Six semaines, 1,7 million de machines à voter ou encore 56 hélicoptères, c’est, entre autres, ce que nécessite l'organisation des élections législatives indiennes. Débutées le 11 avril dernier, ces élections doivent permettre aux Indiens de renouveler les 543 sièges de leur Assemblée nationale, la "Lok Sabha".
Des confins de l'Himalaya aux plages de Goa, de New Delhi à Bangalore, près de 900 millions de citoyens sont appelés aux urnes dans la démocratie de la démesure.
La plus grande démocratie du Monde
Avec ses plus de 3 millions de kilomètres carré, l'Inde a dû trouver un processus électoral démocratique organisable dans tout le pays. C'est donc un scrutin "uninominal majoritaire à un tour" qui a été choisi. Chaque citoyen vote pour un candidat. Celui récoltant le plus de voix dans son État est élu au Parlement. Puis, ce sont les députés qui élisent le nouveau Premier ministre.

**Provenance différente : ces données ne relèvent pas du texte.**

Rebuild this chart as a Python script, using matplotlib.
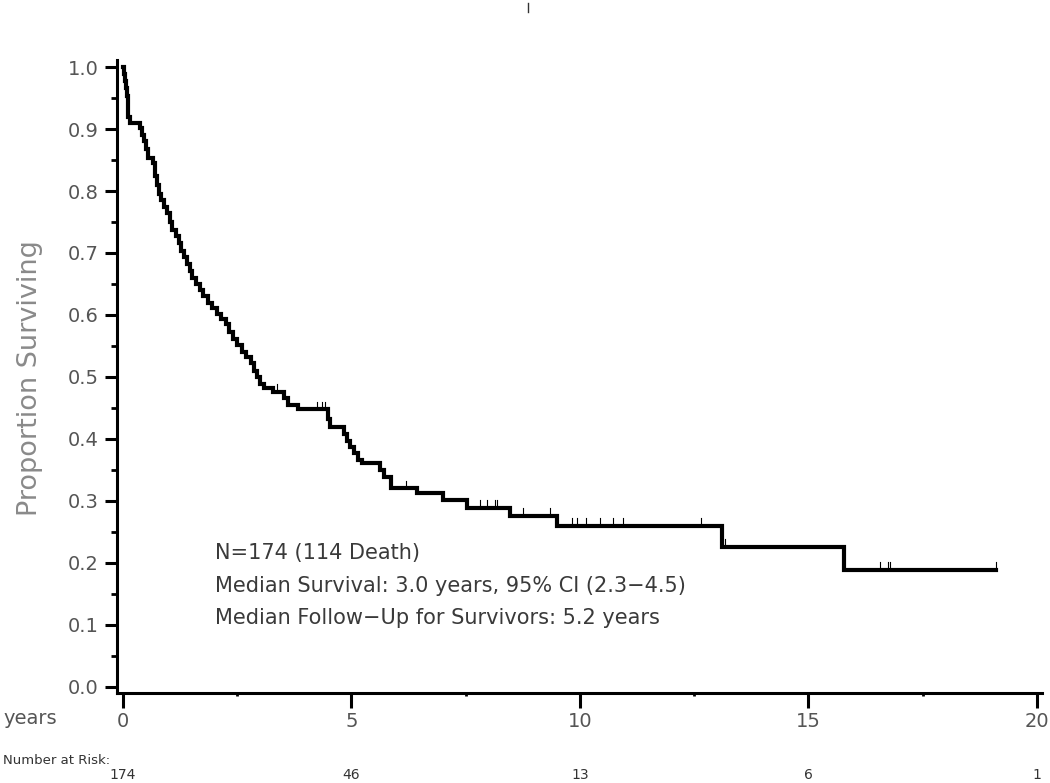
import matplotlib
matplotlib.use('Agg')
import matplotlib.pyplot as plt
from matplotlib.lines import Line2D
import numpy as np

# step times (years) and survival level after each drop
times = [0.00, 0.02, 0.04, 0.06, 0.08, 0.10, 0.12, 0.15, 0.37, 0.41, 0.45, 0.50,
         0.55, 0.66, 0.70, 0.74, 0.78, 0.83, 0.90, 0.96, 1.02, 1.08, 1.15, 1.22,
         1.28, 1.33, 1.40, 1.46, 1.52, 1.60, 1.68, 1.76, 1.85, 1.95, 2.05, 2.14,
         2.25, 2.32, 2.40, 2.50, 2.60, 2.70, 2.80, 2.86, 2.93, 3.00, 3.08, 3.28,
         3.52, 3.60, 3.83, 4.48, 4.52, 4.83, 4.90, 4.97, 5.05, 5.15, 5.22, 5.62,
         5.72, 5.86, 6.43, 7.00, 7.53, 8.47, 9.50, 13.10, 15.78]
surv = [1.000, 0.988, 0.977, 0.966, 0.954, 0.937, 0.920, 0.910, 0.902, 0.891, 0.880, 0.868,
        0.853, 0.845, 0.825, 0.810, 0.795, 0.785, 0.775, 0.764, 0.750, 0.737, 0.728, 0.716,
        0.704, 0.693, 0.683, 0.671, 0.659, 0.650, 0.641, 0.630, 0.620, 0.611, 0.602, 0.593,
        0.585, 0.572, 0.561, 0.551, 0.541, 0.533, 0.523, 0.510, 0.500, 0.489, 0.482, 0.476,
        0.466, 0.455, 0.448, 0.432, 0.419, 0.408, 0.397, 0.387, 0.377, 0.366, 0.361, 0.350,
        0.339, 0.321, 0.313, 0.302, 0.289, 0.276, 0.260, 0.226, 0.189]
last_time = 19.1

# censored observations
censor_times = [3.37, 4.24, 4.35, 4.42, 6.19, 7.81, 7.97, 8.14, 8.18, 8.75, 9.34,
                9.83, 9.93, 10.13, 10.44, 10.72, 10.94, 12.65, 13.17, 16.56, 16.74,
                16.78, 19.1]

risk_times = [0, 5, 10, 15, 20]
risk_counts = [174, 46, 13, 6, 1]

info_lines = ["N=174 (114 Death)",
              "Median Survival: 3.0 years, 95% CI (2.3\u22124.5)",
              "Median Follow\u2212Up for Survivors: 5.2 years"]

W, H = 1050, 783
fig = plt.figure(figsize=(W / 100, H / 100), dpi=100)
ax = fig.add_axes([117 / W, 90 / H, (1042 - 117) / W, (693 - 60) / H])

xs = times + [last_time]
ys = surv + [surv[-1]]
ax.step(xs, ys, where='post', color='black', lw=3.0, solid_joinstyle='miter')

# censor marks: small vertical ticks above the curve
t_arr = np.array(times)
for ct in censor_times:
    s = surv[np.searchsorted(t_arr, ct, side='right') - 1]
    ax.plot([ct, ct], [s, s + 0.012], color='black', lw=0.8)

ax.set_xlim(-0.131, 20.11)
ax.set_ylim(-0.0097, 1.0113)

for side in ['top', 'right']:
    ax.spines[side].set_visible(False)
for side in ['left', 'bottom']:
    ax.spines[side].set_linewidth(2.2)

ax.set_yticks(np.arange(0, 1.01, 0.1))
ax.set_yticks(np.arange(0.05, 1.0, 0.1), minor=True)
ax.set_yticklabels(['%.1f' % v for v in np.arange(0, 1.01, 0.1)])
ax.set_xticks([0, 5, 10, 15, 20])
ax.set_xticks([2.5, 7.5, 12.5, 17.5], minor=True)

ax.tick_params(axis='y', which='major', length=9, width=2.2, direction='out',
               labelsize=14, labelcolor='#555555', pad=4)
ax.tick_params(axis='y', which='minor', length=4, width=2.0, direction='out')
ax.tick_params(axis='x', which='major', length=11, width=2.2, direction='out',
               labelsize=14, labelcolor='#555555', pad=3)
ax.tick_params(axis='x', which='minor', length=2, width=2.0, direction='out')

fig.text(30 / W, 1 - 378 / H, 'Proportion Surviving', rotation=90, fontsize=19.5,
         color='#8a8a8a', ha='center', va='center')
fig.text(3 / W, 1 - 718 / H, 'years', fontsize=14, color='#555555', ha='left', va='center')
fig.text(3 / W, 1 - 760 / H, 'Number at Risk:', fontsize=9.5, color='#333333',
         ha='left', va='center')
for t, n in zip(risk_times, risk_counts):
    ax.text(t, -(775 - 693) / (693 - 60), str(n), transform=ax.get_xaxis_transform(),
            fontsize=10, color='#333333', ha='center', va='center')

for i, line in enumerate(info_lines):
    fig.text(215 / W, 1 - (553 + 32.5 * i) / H, line, fontsize=15,
             color='#3a3a3a', ha='left', va='center')

# stray mark at the top of the page
fig.add_artist(Line2D([528 / W, 528 / W], [1 - 3 / H, 1 - 12 / H], color='#333333', lw=1))

fig.savefig('out.png', dpi=100)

Faire consensus est déjà complexe, mais par sa taille, l'Inde rend ce défi utopique. En réalité, il est quasiment impossible pour un parti d'obtenir la majorité des sièges. Lors des élections de 2014, 1700 partis avaient proposé au moins un candidat. Si dans de nombreux cas cela représente uniquement une occasion de faire passer des idées, il est obligatoire pour chaque parti aspirant à gouverner de négocier des alliances avec des partis régionaux. Ces tractations débutent avant les élections, durent pendant celles-ci et s'achèvent bien après le dépouillement. Le but : former un groupe suffisamment nombreux pour s'entendre sur le nom du futur Premier ministre
En l'état, l'échiquier politique indien ne devrait pas être bouleversé par ces élections. L'Alliance Démocratique Nationale (NDA) guidée par Narendra Modi, Premier ministre sortant, et l'Alliance Progressiste Unie (UPA) menée par Rahul Gandhi sont données en tête. Elles resteraient alors les deux forces majoritaires du pays.
Une organisation millimétrée
Défendant son statut de "plus grande démocratie du Monde", l'Inde s'est dotée d'un code électoral, particulièrement pointilleux. Face à l’immensité du sous-continent, les organisateurs ont trouvé la parade. Ce sont les urnes qui se déplacent jusqu’aux électeurs, et même dans les zones les plus reculées : il est ainsi interdit qu’un Indien se trouve à plus de deux kilomètres d’un bureau de vote. Tenir cette règle relève d’une prouesse. Pour s’y astreindre, il a fallu, dans certains villages, installer des urnes pour une dizaine d’habitants.
Cette année, 10 millions de personnes sont engagées par la commission électorale pour veiller à la mise en place et à la surveillance des votes. L’organisation nécessite également l’utilisation de 570 trains et 56 hélicoptères pour transporter les urnes.
Entre le 11 avril et le 19 mai prochain, près de 900 millions de personnes doivent pouvoir voter. La Commission suit donc un calendrier précis, dans lequel il a fallu calquer les meilleures dates de vote en fonction des jours de récoltes ou des festivités propres à chaque région.
En ce lundi 29 avril, date de la quatrième phase de vote, neuf États s’expriment, avec notamment le Maharastra où se trouve Bombay. La capitale, New Delhi, elle, votera lors de la prochaine et avant-dernière phase de vote, prévue le 12 mai.
Au-delà du calendrier, donner la chance à chaque citoyen d'exprimer sa voix s'apparente parfois à un défi. Dans certaines zones reculées, le personnel de la Commission se déplace en chameau voire à dos d'éléphant. Et une fois que tout le monde a pu voter, le travail n’est pas terminé. Il faut encore comptabiliser chaque voix : un autre chantier chronophage. Finalement, le scrutin rendra son verdict le 23 mai.